* **Work to complete**: Transcribe every entry word for word, leaving out all images.

* **Dataset extract**:

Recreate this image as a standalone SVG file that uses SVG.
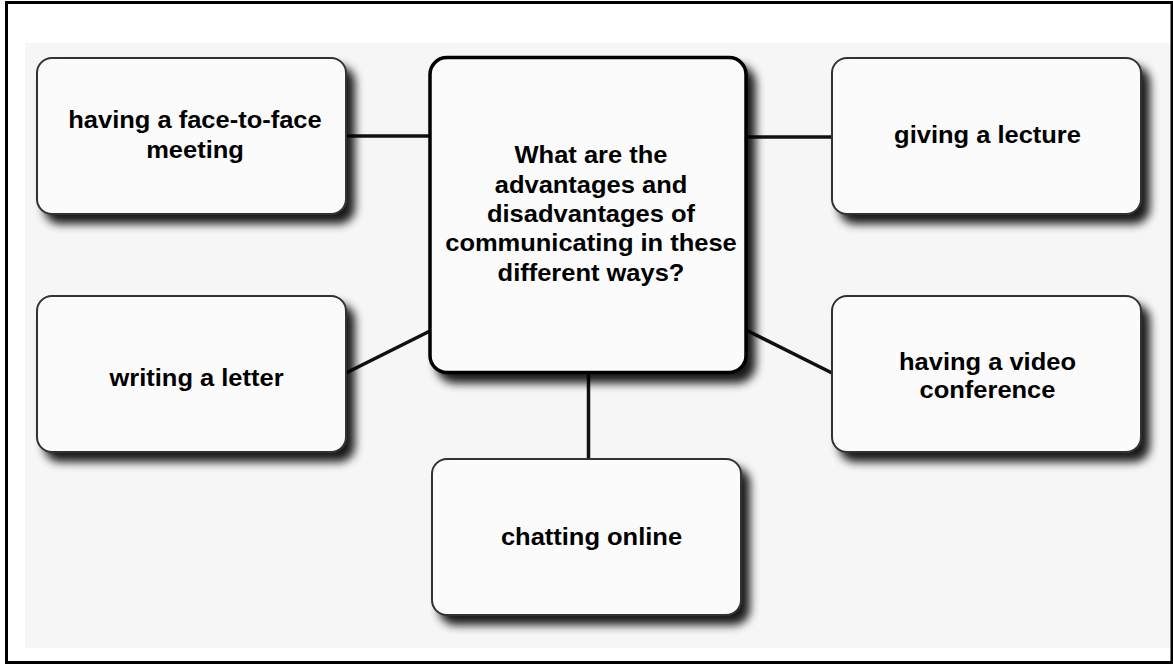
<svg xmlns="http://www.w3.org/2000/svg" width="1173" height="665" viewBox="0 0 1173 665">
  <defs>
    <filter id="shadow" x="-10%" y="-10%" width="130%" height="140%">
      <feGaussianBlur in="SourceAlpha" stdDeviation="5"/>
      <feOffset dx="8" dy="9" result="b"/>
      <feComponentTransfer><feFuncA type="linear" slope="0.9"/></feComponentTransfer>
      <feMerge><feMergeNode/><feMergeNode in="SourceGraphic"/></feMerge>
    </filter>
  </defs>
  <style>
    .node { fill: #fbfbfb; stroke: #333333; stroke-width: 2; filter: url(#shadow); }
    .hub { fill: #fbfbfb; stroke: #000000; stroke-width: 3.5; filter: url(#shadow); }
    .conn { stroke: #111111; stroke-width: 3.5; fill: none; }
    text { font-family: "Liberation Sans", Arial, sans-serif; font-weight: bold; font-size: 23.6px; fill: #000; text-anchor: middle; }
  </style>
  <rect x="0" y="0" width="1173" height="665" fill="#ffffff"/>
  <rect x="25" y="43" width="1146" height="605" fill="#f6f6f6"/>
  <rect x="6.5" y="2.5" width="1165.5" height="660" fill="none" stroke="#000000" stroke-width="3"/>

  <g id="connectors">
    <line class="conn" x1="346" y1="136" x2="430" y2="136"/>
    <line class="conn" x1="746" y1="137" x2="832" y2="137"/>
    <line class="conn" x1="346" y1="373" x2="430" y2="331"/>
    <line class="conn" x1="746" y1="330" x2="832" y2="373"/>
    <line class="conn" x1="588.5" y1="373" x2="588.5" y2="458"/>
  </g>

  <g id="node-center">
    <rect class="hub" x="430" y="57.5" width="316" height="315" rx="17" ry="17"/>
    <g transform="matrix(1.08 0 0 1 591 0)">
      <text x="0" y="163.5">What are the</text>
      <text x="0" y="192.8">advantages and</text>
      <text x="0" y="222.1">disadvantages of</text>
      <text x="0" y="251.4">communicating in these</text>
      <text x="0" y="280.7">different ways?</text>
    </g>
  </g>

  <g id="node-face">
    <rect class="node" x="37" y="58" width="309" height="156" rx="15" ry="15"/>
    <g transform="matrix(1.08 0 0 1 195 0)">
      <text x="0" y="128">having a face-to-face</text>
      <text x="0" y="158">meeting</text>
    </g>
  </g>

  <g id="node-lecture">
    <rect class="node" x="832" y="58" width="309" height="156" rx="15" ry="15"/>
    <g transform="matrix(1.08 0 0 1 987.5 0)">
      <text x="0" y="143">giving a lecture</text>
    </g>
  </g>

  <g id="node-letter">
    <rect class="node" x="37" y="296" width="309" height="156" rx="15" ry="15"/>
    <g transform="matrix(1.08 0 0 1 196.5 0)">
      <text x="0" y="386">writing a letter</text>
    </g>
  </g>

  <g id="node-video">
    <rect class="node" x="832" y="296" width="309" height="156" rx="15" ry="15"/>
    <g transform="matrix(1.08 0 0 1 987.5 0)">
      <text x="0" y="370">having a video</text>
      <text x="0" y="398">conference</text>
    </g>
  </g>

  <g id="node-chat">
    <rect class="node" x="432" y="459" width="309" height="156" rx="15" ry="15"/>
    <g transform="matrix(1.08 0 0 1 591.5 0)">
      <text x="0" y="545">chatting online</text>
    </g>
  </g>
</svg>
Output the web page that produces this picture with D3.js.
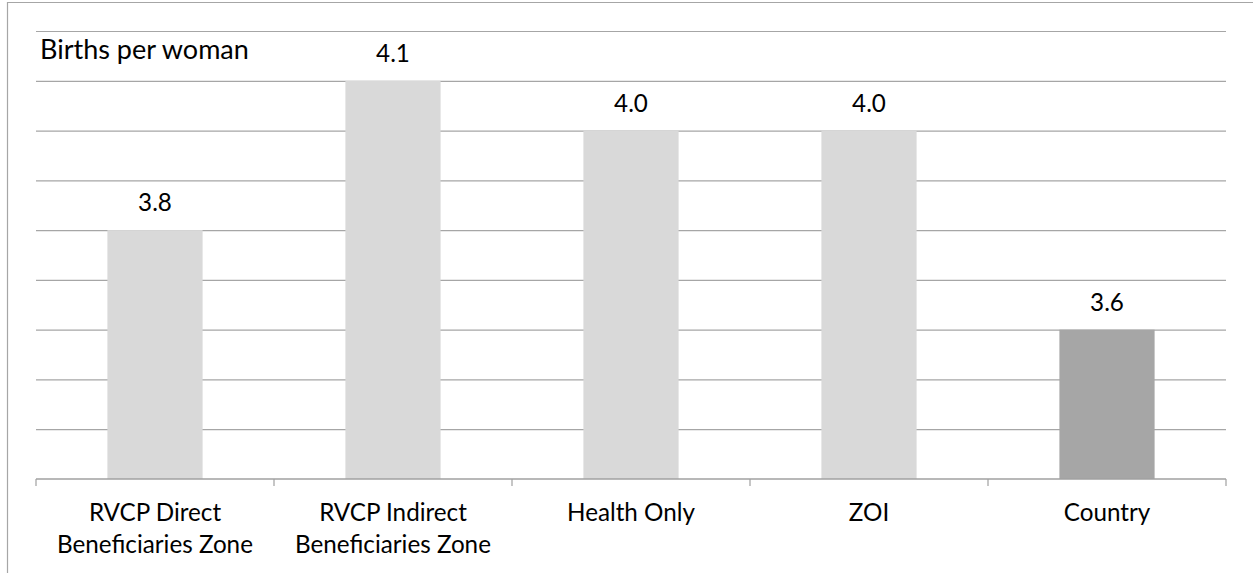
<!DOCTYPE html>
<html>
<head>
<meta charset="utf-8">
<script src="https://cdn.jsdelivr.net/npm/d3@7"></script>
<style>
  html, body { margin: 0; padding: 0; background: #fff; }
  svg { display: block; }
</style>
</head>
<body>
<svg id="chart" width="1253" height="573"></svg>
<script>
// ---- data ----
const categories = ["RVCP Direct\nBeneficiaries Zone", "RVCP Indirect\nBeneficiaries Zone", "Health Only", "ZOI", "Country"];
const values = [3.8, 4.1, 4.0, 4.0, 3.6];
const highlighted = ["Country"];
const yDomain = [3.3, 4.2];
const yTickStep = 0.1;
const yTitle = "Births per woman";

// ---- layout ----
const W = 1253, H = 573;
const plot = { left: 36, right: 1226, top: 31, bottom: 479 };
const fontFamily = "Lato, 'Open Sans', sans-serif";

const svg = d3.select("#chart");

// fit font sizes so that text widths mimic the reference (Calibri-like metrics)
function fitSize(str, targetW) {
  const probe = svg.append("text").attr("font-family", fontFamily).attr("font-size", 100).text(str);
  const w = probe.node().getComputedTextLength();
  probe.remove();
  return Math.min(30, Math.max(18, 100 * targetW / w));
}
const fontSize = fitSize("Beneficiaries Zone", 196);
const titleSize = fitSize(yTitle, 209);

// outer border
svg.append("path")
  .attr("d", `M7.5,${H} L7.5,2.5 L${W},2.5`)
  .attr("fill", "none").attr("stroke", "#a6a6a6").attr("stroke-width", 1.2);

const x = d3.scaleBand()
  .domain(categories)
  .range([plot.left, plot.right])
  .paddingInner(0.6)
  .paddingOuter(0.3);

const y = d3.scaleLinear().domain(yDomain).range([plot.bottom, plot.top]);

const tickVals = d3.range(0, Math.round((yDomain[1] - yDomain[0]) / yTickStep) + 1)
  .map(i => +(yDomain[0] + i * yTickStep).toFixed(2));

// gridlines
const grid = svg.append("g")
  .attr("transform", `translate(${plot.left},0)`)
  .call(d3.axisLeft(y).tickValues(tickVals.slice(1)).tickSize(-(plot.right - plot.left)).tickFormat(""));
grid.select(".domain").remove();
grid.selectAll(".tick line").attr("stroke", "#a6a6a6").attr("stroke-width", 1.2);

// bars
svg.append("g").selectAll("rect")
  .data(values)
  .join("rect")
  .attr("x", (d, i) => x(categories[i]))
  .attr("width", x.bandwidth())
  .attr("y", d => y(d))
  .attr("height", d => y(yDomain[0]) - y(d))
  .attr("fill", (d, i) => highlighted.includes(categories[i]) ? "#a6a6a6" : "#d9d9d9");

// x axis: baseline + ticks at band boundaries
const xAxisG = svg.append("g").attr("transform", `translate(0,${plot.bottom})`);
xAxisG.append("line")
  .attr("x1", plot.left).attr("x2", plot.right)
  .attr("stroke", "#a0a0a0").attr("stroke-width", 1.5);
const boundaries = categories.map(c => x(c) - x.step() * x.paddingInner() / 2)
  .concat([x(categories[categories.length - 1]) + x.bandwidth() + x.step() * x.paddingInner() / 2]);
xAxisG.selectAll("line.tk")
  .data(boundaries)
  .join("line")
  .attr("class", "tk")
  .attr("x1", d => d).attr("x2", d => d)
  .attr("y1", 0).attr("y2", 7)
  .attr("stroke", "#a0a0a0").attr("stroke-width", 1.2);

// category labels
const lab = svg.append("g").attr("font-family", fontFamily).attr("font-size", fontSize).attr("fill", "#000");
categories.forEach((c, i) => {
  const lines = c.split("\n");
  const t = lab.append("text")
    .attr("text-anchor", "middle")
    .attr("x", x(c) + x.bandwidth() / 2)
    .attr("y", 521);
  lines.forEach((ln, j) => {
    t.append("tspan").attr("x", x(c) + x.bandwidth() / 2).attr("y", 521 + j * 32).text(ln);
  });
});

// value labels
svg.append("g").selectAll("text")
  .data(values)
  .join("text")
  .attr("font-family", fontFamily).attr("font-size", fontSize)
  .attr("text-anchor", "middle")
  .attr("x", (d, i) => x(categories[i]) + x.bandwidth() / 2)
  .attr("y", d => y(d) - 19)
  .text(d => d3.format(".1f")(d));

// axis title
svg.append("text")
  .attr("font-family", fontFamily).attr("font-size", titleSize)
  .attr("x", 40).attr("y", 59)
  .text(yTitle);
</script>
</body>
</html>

* **Response to this task**:
Recreate this image as a standalone SVG file that uses SVG.
<svg xmlns="http://www.w3.org/2000/svg" width="1173" height="665" viewBox="0 0 1173 665">
  <defs>
    <filter id="shadow" x="-10%" y="-10%" width="130%" height="140%">
      <feGaussianBlur in="SourceAlpha" stdDeviation="5"/>
      <feOffset dx="8" dy="9" result="b"/>
      <feComponentTransfer><feFuncA type="linear" slope="0.9"/></feComponentTransfer>
      <feMerge><feMergeNode/><feMergeNode in="SourceGraphic"/></feMerge>
    </filter>
  </defs>
  <style>
    .node { fill: #fbfbfb; stroke: #333333; stroke-width: 2; filter: url(#shadow); }
    .hub { fill: #fbfbfb; stroke: #000000; stroke-width: 3.5; filter: url(#shadow); }
    .conn { stroke: #111111; stroke-width: 3.5; fill: none; }
    text { font-family: "Liberation Sans", Arial, sans-serif; font-weight: bold; font-size: 23.6px; fill: #000; text-anchor: middle; }
  </style>
  <rect x="0" y="0" width="1173" height="665" fill="#ffffff"/>
  <rect x="25" y="43" width="1146" height="605" fill="#f6f6f6"/>
  <rect x="6.5" y="2.5" width="1165.5" height="660" fill="none" stroke="#000000" stroke-width="3"/>

  <g id="connectors">
    <line class="conn" x1="346" y1="136" x2="430" y2="136"/>
    <line class="conn" x1="746" y1="137" x2="832" y2="137"/>
    <line class="conn" x1="346" y1="373" x2="430" y2="331"/>
    <line class="conn" x1="746" y1="330" x2="832" y2="373"/>
    <line class="conn" x1="588.5" y1="373" x2="588.5" y2="458"/>
  </g>

  <g id="node-center">
    <rect class="hub" x="430" y="57.5" width="316" height="315" rx="17" ry="17"/>
    <g transform="matrix(1.08 0 0 1 591 0)">
      <text x="0" y="163.5">What are the</text>
      <text x="0" y="192.8">advantages and</text>
      <text x="0" y="222.1">disadvantages of</text>
      <text x="0" y="251.4">communicating in these</text>
      <text x="0" y="280.7">different ways?</text>
    </g>
  </g>

  <g id="node-face">
    <rect class="node" x="37" y="58" width="309" height="156" rx="15" ry="15"/>
    <g transform="matrix(1.08 0 0 1 195 0)">
      <text x="0" y="128">having a face-to-face</text>
      <text x="0" y="158">meeting</text>
    </g>
  </g>

  <g id="node-lecture">
    <rect class="node" x="832" y="58" width="309" height="156" rx="15" ry="15"/>
    <g transform="matrix(1.08 0 0 1 987.5 0)">
      <text x="0" y="143">giving a lecture</text>
    </g>
  </g>

  <g id="node-letter">
    <rect class="node" x="37" y="296" width="309" height="156" rx="15" ry="15"/>
    <g transform="matrix(1.08 0 0 1 196.5 0)">
      <text x="0" y="386">writing a letter</text>
    </g>
  </g>

  <g id="node-video">
    <rect class="node" x="832" y="296" width="309" height="156" rx="15" ry="15"/>
    <g transform="matrix(1.08 0 0 1 987.5 0)">
      <text x="0" y="370">having a video</text>
      <text x="0" y="398">conference</text>
    </g>
  </g>

  <g id="node-chat">
    <rect class="node" x="432" y="459" width="309" height="156" rx="15" ry="15"/>
    <g transform="matrix(1.08 0 0 1 591.5 0)">
      <text x="0" y="545">chatting online</text>
    </g>
  </g>
</svg>
Output the web page that produces this picture with D3.js.
<!DOCTYPE html>
<html>
<head>
<meta charset="utf-8">
<script src="https://cdn.jsdelivr.net/npm/d3@7"></script>
<style>
  html, body { margin: 0; padding: 0; background: #fff; }
  svg { display: block; }
</style>
</head>
<body>
<svg id="chart" width="1253" height="573"></svg>
<script>
// ---- data ----
const categories = ["RVCP Direct\nBeneficiaries Zone", "RVCP Indirect\nBeneficiaries Zone", "Health Only", "ZOI", "Country"];
const values = [3.8, 4.1, 4.0, 4.0, 3.6];
const highlighted = ["Country"];
const yDomain = [3.3, 4.2];
const yTickStep = 0.1;
const yTitle = "Births per woman";

// ---- layout ----
const W = 1253, H = 573;
const plot = { left: 36, right: 1226, top: 31, bottom: 479 };
const fontFamily = "Lato, 'Open Sans', sans-serif";

const svg = d3.select("#chart");

// fit font sizes so that text widths mimic the reference (Calibri-like metrics)
function fitSize(str, targetW) {
  const probe = svg.append("text").attr("font-family", fontFamily).attr("font-size", 100).text(str);
  const w = probe.node().getComputedTextLength();
  probe.remove();
  return Math.min(30, Math.max(18, 100 * targetW / w));
}
const fontSize = fitSize("Beneficiaries Zone", 196);
const titleSize = fitSize(yTitle, 209);

// outer border
svg.append("path")
  .attr("d", `M7.5,${H} L7.5,2.5 L${W},2.5`)
  .attr("fill", "none").attr("stroke", "#a6a6a6").attr("stroke-width", 1.2);

const x = d3.scaleBand()
  .domain(categories)
  .range([plot.left, plot.right])
  .paddingInner(0.6)
  .paddingOuter(0.3);

const y = d3.scaleLinear().domain(yDomain).range([plot.bottom, plot.top]);

const tickVals = d3.range(0, Math.round((yDomain[1] - yDomain[0]) / yTickStep) + 1)
  .map(i => +(yDomain[0] + i * yTickStep).toFixed(2));

// gridlines
const grid = svg.append("g")
  .attr("transform", `translate(${plot.left},0)`)
  .call(d3.axisLeft(y).tickValues(tickVals.slice(1)).tickSize(-(plot.right - plot.left)).tickFormat(""));
grid.select(".domain").remove();
grid.selectAll(".tick line").attr("stroke", "#a6a6a6").attr("stroke-width", 1.2);

// bars
svg.append("g").selectAll("rect")
  .data(values)
  .join("rect")
  .attr("x", (d, i) => x(categories[i]))
  .attr("width", x.bandwidth())
  .attr("y", d => y(d))
  .attr("height", d => y(yDomain[0]) - y(d))
  .attr("fill", (d, i) => highlighted.includes(categories[i]) ? "#a6a6a6" : "#d9d9d9");

// x axis: baseline + ticks at band boundaries
const xAxisG = svg.append("g").attr("transform", `translate(0,${plot.bottom})`);
xAxisG.append("line")
  .attr("x1", plot.left).attr("x2", plot.right)
  .attr("stroke", "#a0a0a0").attr("stroke-width", 1.5);
const boundaries = categories.map(c => x(c) - x.step() * x.paddingInner() / 2)
  .concat([x(categories[categories.length - 1]) + x.bandwidth() + x.step() * x.paddingInner() / 2]);
xAxisG.selectAll("line.tk")
  .data(boundaries)
  .join("line")
  .attr("class", "tk")
  .attr("x1", d => d).attr("x2", d => d)
  .attr("y1", 0).attr("y2", 7)
  .attr("stroke", "#a0a0a0").attr("stroke-width", 1.2);

// category labels
const lab = svg.append("g").attr("font-family", fontFamily).attr("font-size", fontSize).attr("fill", "#000");
categories.forEach((c, i) => {
  const lines = c.split("\n");
  const t = lab.append("text")
    .attr("text-anchor", "middle")
    .attr("x", x(c) + x.bandwidth() / 2)
    .attr("y", 521);
  lines.forEach((ln, j) => {
    t.append("tspan").attr("x", x(c) + x.bandwidth() / 2).attr("y", 521 + j * 32).text(ln);
  });
});

// value labels
svg.append("g").selectAll("text")
  .data(values)
  .join("text")
  .attr("font-family", fontFamily).attr("font-size", fontSize)
  .attr("text-anchor", "middle")
  .attr("x", (d, i) => x(categories[i]) + x.bandwidth() / 2)
  .attr("y", d => y(d) - 19)
  .text(d => d3.format(".1f")(d));

// axis title
svg.append("text")
  .attr("font-family", fontFamily).attr("font-size", titleSize)
  .attr("x", 40).attr("y", 59)
  .text(yTitle);
</script>
</body>
</html>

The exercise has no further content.